Martin's research out of Bowling Green captures this really well. One athlete described a coach who, when they performed well, got excited, gave them a hug, made a joke. The athlete said it made them want to have higher expectations for themselves. That is relatedness doing exactly what it is supposed to do. When an athlete feels connected and cared for, they stop performing for the coach and start performing for themselves.
So What Does This Mean for Your Program?
Here is the honest reality. Most coaches are doing some of this right and some of it wrong, often on the same day. You might build great competence in your starters and accidentally ignore the rest of your roster. You might create genuine relatedness with your older athletes but never quite connect with your freshmen. You might support autonomy in the weight room and completely shut it down in film sessions.
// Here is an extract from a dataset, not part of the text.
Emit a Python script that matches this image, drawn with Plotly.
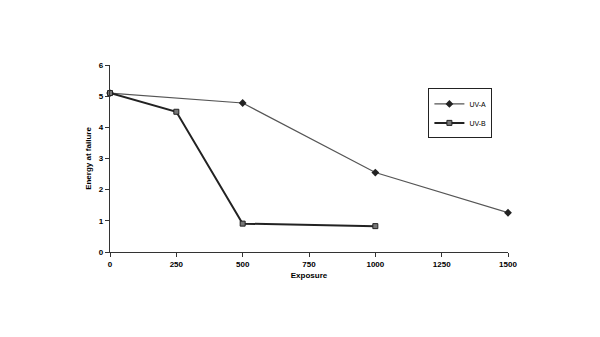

The goal is not perfection. The goal is awareness. Once you start seeing your program through the lens of autonomy, competence, and relatedness, you start noticing things you never paid attention to before. You notice when a kid's body language changes after a certain type of feedback. You notice which parts of practice light athletes up and which parts shut them down. You notice who is thriving and who is quietly fading.
Over the next few weeks I am going to break down what my actual survey data from 128 Deer Creek athletes showed about each of these areas. We will get into what the numbers mean, what they reveal about the culture in these programs, and what practical things coaches can do to move athletes from extrinsic to intrinsic motivation.
Because the three things every athlete needs are not complicated. But meeting them consistently, in a high school program, with all the chaos that comes with the job, that is the real work of coaching.
This post is part of an ongoing series based on my graduate research project at the University of Oklahoma, examining student-athlete motivation through Self-Determination Theory in a high school athletic program.